Doch Dieter Deiseroth, Richter am Bundesverwaltungsgericht, kommt in einer Analyse zu dem Schluss, Weimar könne die Verantwortung nicht einfach auf untergeordnete Behörden abwälzen. In der Analyse, die im Januar veröffentlicht werden soll, bezeichnet Deiseroth die Zwangspensionierungen als "grob rechtswidrig". Das Land Hessen müsse deshalb nun auch mit Schadensersatzansprüchen der Ex-Fahnder rechnen.
Die Beamten gehörten zu einer Gruppe Frankfurter Steuerfahnder, die sich dagegen gewehrt hatten, im Jahr 2001 auf von Ermittlungen gegen vermögende Steuerflüchtlinge abgezogen zu werden. In der Landespolitik gilt es als ein offenes - wenn auch bisher schwer belegbares - Geheimniss, das dieses auf Wunsch der CDU und speziell von Roland Koch geschah.
Die Fahnder wurden zunächst zwangsversetzt, später mit Hilfe von offenkundig grob fehlerhaften Gutachten in den Ruhestand geschickt. Die "nervenfachärztlichen Gutachten", die der beauftragte Psychiater nach rund einstündigen Terminen anfertigte, laufen in streckenweise wortgleichen Passagen auf das immer gleiche Ergebnis hinaus: Die Fahnder seien wegen psychischer Erkrankungen dienstunfähig (siehe SPIEGEL 29/2009).

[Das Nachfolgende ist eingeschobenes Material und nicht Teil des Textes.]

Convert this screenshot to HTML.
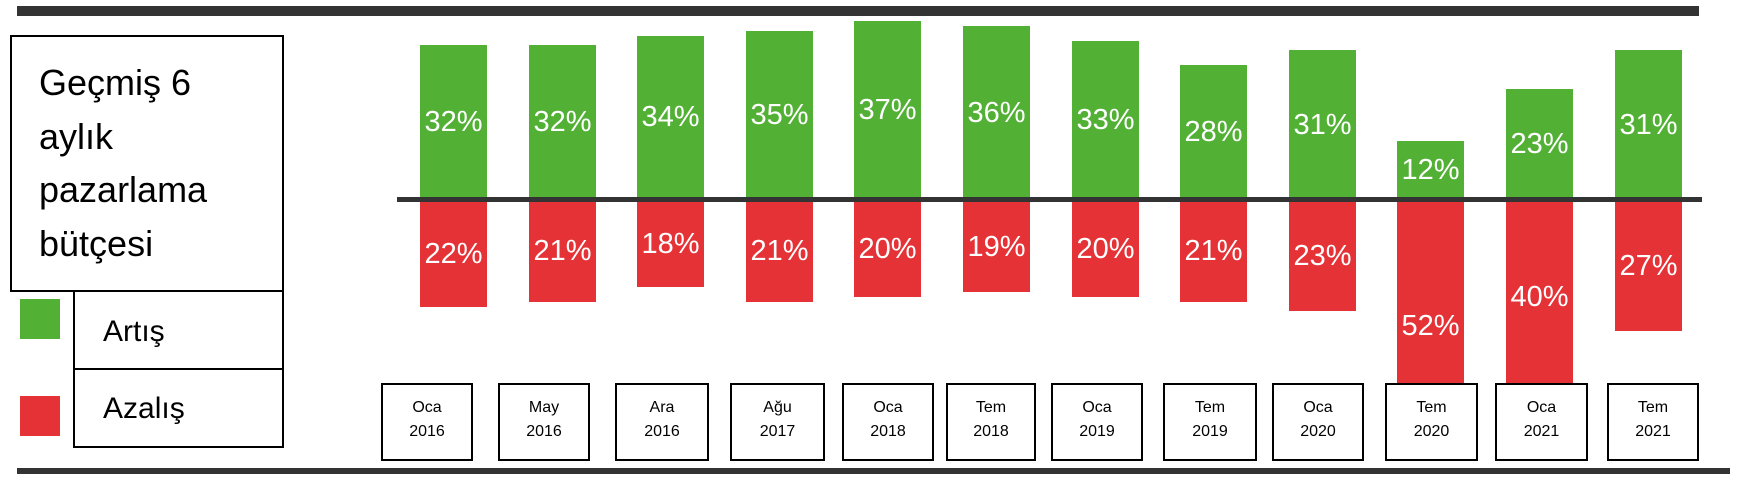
<!DOCTYPE html>
<html><head><meta charset="utf-8"><style>
html,body{margin:0;padding:0;background:#fff;}
body{width:1752px;height:478px;position:relative;overflow:hidden;font-family:"Liberation Sans",sans-serif;}
.a{position:absolute;}
.bar{position:absolute;width:67px;}
.g{background:#52b135;}
.r{background:#e53236;}
.lbl{position:absolute;width:67px;text-align:center;color:#fff;font-size:29px;line-height:30px;margin-top:-15px;}
.box{position:absolute;top:383px;height:74px;border:2px solid #000;background:#fff;text-align:center;font-size:16px;line-height:24px;padding-top:11px;box-sizing:content-box;}
</style></head><body>
<div class="a" style="left:17px;top:6px;width:1682px;height:10px;background:#333;"></div>
<div class="a" style="left:17px;top:468px;width:1713px;height:6px;background:#333;"></div>

<div class="a" style="left:10px;top:35px;width:270px;height:253px;border:2px solid #000;"></div>
<div class="a" style="left:39px;top:56px;font-size:36px;line-height:53.7px;color:#000;">Geçmiş 6<br>aylık<br>pazarlama<br>bütçesi</div>
<div class="a" style="left:73px;top:290px;width:207px;height:156px;border:2px solid #000;border-top:none;"></div>
<div class="a" style="left:73px;top:368px;width:211px;height:2px;background:#000;"></div>
<div class="a" style="left:103px;top:314px;font-size:30px;line-height:36px;">Artış</div>
<div class="a" style="left:103px;top:391px;font-size:30px;line-height:36px;">Azalış</div>
<div class="a g" style="left:20px;top:299px;width:40px;height:40px;"></div>
<div class="a r" style="left:20px;top:396px;width:40px;height:40px;"></div>

<div id="bars"></div>
<div class="a" style="left:397px;top:197px;width:1305px;height:5px;background:#333;"></div>
<div id="boxes"></div>
<script>
var up=[32,32,34,35,37,36,33,28,31,12,23,31],dn=[22,21,18,21,20,19,20,21,23,52,40,27];
var h='';
for(var i=0;i<12;i++){
 var x=Math.round(420+i*108.6), t=199-up[i]*4.8, b=201+dn[i]*4.8;
 h+='<div class="bar g" style="left:'+x+'px;top:'+t+'px;height:'+(199-t)+'px"></div>';
 h+='<div class="bar r" style="left:'+x+'px;top:201px;height:'+(b-201)+'px"></div>';
 h+='<div class="lbl" style="left:'+x+'px;top:'+((t+199)/2)+'px">'+up[i]+'%</div>';
 h+='<div class="lbl" style="left:'+x+'px;top:'+((201+b)/2)+'px">'+dn[i]+'%</div>';
}
document.getElementById('bars').innerHTML=h;
var bx=[[381,92],[498,92],[615,94],[730,95],[842,92],[946,90],[1051,92],[1163,94],[1272,92],[1385,93],[1495,93],[1607,92]];
var tx=[['Oca','2016'],['May','2016'],['Ara','2016'],['Ağu','2017'],['Oca','2018'],['Tem','2018'],['Oca','2019'],['Tem','2019'],['Oca','2020'],['Tem','2020'],['Oca','2021'],['Tem','2021']];
var k='';
for(var j=0;j<12;j++){
 k+='<div class="box" style="left:'+bx[j][0]+'px;width:'+(bx[j][1]-4)+'px;height:'+(74-11)+'px">'+tx[j][0]+'<br>'+tx[j][1]+'</div>';
}
document.getElementById('boxes').innerHTML=k;
</script>
</body></html>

Die Landesärztekammer hatte die Expertisen als "Gefälligkeitsgutachten" bezeichnet. Auch das Berufsgericht für Heilberufe beim Verwaltungsgericht Gießen kam inzwischen zu dem Schluss, dass die Gutachten "nicht den fachlichen Anforderungen" entsprechen.
Nun gerät Finanzminister Weimar als offiziell oberster Dienstherr unter Druck. Roland Koch dagegen scheint mal wieder ungeschadet davon zu kommen.